**What the task asks:** Extract, unchanged, every line from the top of the material below through the line with "(distr.south -| \ax,0);", and no more.

**Recorded information:**
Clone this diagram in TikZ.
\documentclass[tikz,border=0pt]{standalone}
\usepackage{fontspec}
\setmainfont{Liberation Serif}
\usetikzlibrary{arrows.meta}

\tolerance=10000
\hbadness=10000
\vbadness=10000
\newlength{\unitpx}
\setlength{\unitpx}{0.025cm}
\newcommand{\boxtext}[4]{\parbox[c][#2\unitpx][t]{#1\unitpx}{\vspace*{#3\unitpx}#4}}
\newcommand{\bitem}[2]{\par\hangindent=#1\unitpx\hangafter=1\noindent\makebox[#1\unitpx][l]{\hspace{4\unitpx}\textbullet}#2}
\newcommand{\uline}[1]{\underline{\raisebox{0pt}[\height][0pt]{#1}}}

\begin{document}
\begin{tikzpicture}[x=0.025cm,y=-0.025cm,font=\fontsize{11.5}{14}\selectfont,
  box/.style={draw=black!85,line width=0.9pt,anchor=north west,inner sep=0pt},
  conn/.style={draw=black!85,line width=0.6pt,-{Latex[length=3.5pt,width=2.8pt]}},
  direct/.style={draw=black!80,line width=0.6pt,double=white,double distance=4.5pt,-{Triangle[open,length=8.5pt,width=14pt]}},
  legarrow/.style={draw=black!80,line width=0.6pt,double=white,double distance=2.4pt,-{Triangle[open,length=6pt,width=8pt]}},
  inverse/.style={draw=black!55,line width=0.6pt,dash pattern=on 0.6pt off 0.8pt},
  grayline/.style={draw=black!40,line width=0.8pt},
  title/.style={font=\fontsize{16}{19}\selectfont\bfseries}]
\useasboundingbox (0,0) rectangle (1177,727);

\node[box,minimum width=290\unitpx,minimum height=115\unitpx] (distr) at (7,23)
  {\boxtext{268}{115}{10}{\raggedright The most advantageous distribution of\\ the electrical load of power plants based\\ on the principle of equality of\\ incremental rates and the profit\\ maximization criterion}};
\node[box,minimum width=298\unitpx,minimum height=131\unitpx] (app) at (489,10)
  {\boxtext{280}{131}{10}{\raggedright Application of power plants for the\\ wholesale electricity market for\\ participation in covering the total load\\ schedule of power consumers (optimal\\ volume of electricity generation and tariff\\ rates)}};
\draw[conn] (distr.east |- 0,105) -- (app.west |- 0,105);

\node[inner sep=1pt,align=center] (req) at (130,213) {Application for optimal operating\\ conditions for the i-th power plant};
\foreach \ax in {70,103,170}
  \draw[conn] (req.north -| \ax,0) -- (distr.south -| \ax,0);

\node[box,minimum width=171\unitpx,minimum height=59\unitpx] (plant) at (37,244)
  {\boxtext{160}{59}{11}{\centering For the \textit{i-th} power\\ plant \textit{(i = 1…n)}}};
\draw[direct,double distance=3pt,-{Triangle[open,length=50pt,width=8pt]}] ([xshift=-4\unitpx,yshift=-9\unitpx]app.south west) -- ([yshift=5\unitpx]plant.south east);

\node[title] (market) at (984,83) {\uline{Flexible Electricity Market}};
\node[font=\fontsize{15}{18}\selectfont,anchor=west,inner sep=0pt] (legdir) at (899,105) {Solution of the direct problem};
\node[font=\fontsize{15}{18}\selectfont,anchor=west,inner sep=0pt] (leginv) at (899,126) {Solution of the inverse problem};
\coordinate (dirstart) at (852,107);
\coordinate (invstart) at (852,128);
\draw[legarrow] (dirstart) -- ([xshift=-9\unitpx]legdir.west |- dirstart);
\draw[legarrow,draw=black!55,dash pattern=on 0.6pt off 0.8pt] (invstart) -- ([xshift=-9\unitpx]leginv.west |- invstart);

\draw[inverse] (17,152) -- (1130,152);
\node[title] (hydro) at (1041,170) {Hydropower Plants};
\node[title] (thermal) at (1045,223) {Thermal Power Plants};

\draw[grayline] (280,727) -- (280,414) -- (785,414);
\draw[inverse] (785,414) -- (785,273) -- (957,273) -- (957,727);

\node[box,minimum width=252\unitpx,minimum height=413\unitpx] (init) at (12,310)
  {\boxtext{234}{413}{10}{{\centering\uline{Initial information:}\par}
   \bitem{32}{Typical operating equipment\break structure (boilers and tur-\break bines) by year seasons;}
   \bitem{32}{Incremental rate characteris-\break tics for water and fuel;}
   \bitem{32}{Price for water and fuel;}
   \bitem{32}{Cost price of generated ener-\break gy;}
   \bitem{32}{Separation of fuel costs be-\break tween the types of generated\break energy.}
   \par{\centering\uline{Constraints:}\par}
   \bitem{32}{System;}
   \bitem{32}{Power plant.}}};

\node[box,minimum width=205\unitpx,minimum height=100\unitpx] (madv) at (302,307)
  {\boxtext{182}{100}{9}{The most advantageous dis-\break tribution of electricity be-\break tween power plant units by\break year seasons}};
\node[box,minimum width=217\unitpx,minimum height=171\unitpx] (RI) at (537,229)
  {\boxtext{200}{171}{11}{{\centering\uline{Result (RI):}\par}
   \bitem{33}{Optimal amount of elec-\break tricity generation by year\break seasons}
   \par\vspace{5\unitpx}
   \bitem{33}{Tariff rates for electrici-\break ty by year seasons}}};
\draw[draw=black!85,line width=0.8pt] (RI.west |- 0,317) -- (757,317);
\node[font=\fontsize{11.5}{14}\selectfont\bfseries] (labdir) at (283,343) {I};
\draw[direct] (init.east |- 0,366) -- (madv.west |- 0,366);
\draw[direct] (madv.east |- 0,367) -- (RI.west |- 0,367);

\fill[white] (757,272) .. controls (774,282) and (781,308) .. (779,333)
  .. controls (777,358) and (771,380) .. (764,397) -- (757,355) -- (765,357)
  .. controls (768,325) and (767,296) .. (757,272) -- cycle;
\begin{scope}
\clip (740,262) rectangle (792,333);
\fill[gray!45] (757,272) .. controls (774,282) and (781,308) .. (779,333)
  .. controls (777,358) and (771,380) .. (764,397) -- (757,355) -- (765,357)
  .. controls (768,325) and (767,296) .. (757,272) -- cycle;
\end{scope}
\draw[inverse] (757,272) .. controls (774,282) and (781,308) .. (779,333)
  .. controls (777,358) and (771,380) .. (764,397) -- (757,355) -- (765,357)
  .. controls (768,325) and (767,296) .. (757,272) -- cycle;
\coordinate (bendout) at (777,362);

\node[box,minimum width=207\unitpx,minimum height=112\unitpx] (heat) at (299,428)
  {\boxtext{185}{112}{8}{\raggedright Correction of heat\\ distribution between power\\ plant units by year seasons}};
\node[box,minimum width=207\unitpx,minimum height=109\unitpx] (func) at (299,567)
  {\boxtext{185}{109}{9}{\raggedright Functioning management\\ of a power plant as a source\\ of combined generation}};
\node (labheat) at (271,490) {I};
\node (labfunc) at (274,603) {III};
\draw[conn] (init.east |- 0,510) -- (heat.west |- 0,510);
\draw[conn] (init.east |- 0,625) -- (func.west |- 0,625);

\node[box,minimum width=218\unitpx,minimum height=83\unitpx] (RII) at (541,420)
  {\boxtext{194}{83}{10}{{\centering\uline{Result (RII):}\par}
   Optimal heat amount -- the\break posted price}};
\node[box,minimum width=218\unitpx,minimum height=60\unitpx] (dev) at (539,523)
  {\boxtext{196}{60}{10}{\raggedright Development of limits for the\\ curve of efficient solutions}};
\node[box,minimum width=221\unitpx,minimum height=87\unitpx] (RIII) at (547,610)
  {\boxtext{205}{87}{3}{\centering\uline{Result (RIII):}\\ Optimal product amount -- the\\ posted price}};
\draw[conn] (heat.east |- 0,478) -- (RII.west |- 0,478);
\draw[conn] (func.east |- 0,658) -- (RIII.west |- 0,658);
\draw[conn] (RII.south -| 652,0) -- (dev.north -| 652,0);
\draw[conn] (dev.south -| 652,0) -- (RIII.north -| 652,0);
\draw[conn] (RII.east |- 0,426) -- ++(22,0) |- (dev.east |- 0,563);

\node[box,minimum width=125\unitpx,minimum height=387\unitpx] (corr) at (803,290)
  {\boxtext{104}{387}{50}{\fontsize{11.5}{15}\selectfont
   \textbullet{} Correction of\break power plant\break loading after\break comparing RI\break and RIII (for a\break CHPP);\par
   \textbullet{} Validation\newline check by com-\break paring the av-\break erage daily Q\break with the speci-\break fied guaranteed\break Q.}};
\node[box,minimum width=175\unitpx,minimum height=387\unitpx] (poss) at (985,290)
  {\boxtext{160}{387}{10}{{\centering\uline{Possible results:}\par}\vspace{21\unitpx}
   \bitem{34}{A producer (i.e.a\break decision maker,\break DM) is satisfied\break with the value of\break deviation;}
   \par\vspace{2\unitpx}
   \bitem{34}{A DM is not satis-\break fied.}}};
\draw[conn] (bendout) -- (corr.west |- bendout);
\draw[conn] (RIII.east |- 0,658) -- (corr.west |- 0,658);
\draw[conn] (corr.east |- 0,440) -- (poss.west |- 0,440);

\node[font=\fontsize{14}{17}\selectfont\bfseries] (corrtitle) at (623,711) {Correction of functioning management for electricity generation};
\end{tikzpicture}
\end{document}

**Expected answer:**
Clone this diagram in TikZ.
\documentclass[tikz,border=0pt]{standalone}
\usepackage{fontspec}
\setmainfont{Liberation Serif}
\usetikzlibrary{arrows.meta}

\tolerance=10000
\hbadness=10000
\vbadness=10000
\newlength{\unitpx}
\setlength{\unitpx}{0.025cm}
\newcommand{\boxtext}[4]{\parbox[c][#2\unitpx][t]{#1\unitpx}{\vspace*{#3\unitpx}#4}}
\newcommand{\bitem}[2]{\par\hangindent=#1\unitpx\hangafter=1\noindent\makebox[#1\unitpx][l]{\hspace{4\unitpx}\textbullet}#2}
\newcommand{\uline}[1]{\underline{\raisebox{0pt}[\height][0pt]{#1}}}

\begin{document}
\begin{tikzpicture}[x=0.025cm,y=-0.025cm,font=\fontsize{11.5}{14}\selectfont,
  box/.style={draw=black!85,line width=0.9pt,anchor=north west,inner sep=0pt},
  conn/.style={draw=black!85,line width=0.6pt,-{Latex[length=3.5pt,width=2.8pt]}},
  direct/.style={draw=black!80,line width=0.6pt,double=white,double distance=4.5pt,-{Triangle[open,length=8.5pt,width=14pt]}},
  legarrow/.style={draw=black!80,line width=0.6pt,double=white,double distance=2.4pt,-{Triangle[open,length=6pt,width=8pt]}},
  inverse/.style={draw=black!55,line width=0.6pt,dash pattern=on 0.6pt off 0.8pt},
  grayline/.style={draw=black!40,line width=0.8pt},
  title/.style={font=\fontsize{16}{19}\selectfont\bfseries}]
\useasboundingbox (0,0) rectangle (1177,727);

\node[box,minimum width=290\unitpx,minimum height=115\unitpx] (distr) at (7,23)
  {\boxtext{268}{115}{10}{\raggedright The most advantageous distribution of\\ the electrical load of power plants based\\ on the principle of equality of\\ incremental rates and the profit\\ maximization criterion}};
\node[box,minimum width=298\unitpx,minimum height=131\unitpx] (app) at (489,10)
  {\boxtext{280}{131}{10}{\raggedright Application of power plants for the\\ wholesale electricity market for\\ participation in covering the total load\\ schedule of power consumers (optimal\\ volume of electricity generation and tariff\\ rates)}};
\draw[conn] (distr.east |- 0,105) -- (app.west |- 0,105);

\node[inner sep=1pt,align=center] (req) at (130,213) {Application for optimal operating\\ conditions for the i-th power plant};
\foreach \ax in {70,103,170}
  \draw[conn] (req.north -| \ax,0) -- (distr.south -| \ax,0);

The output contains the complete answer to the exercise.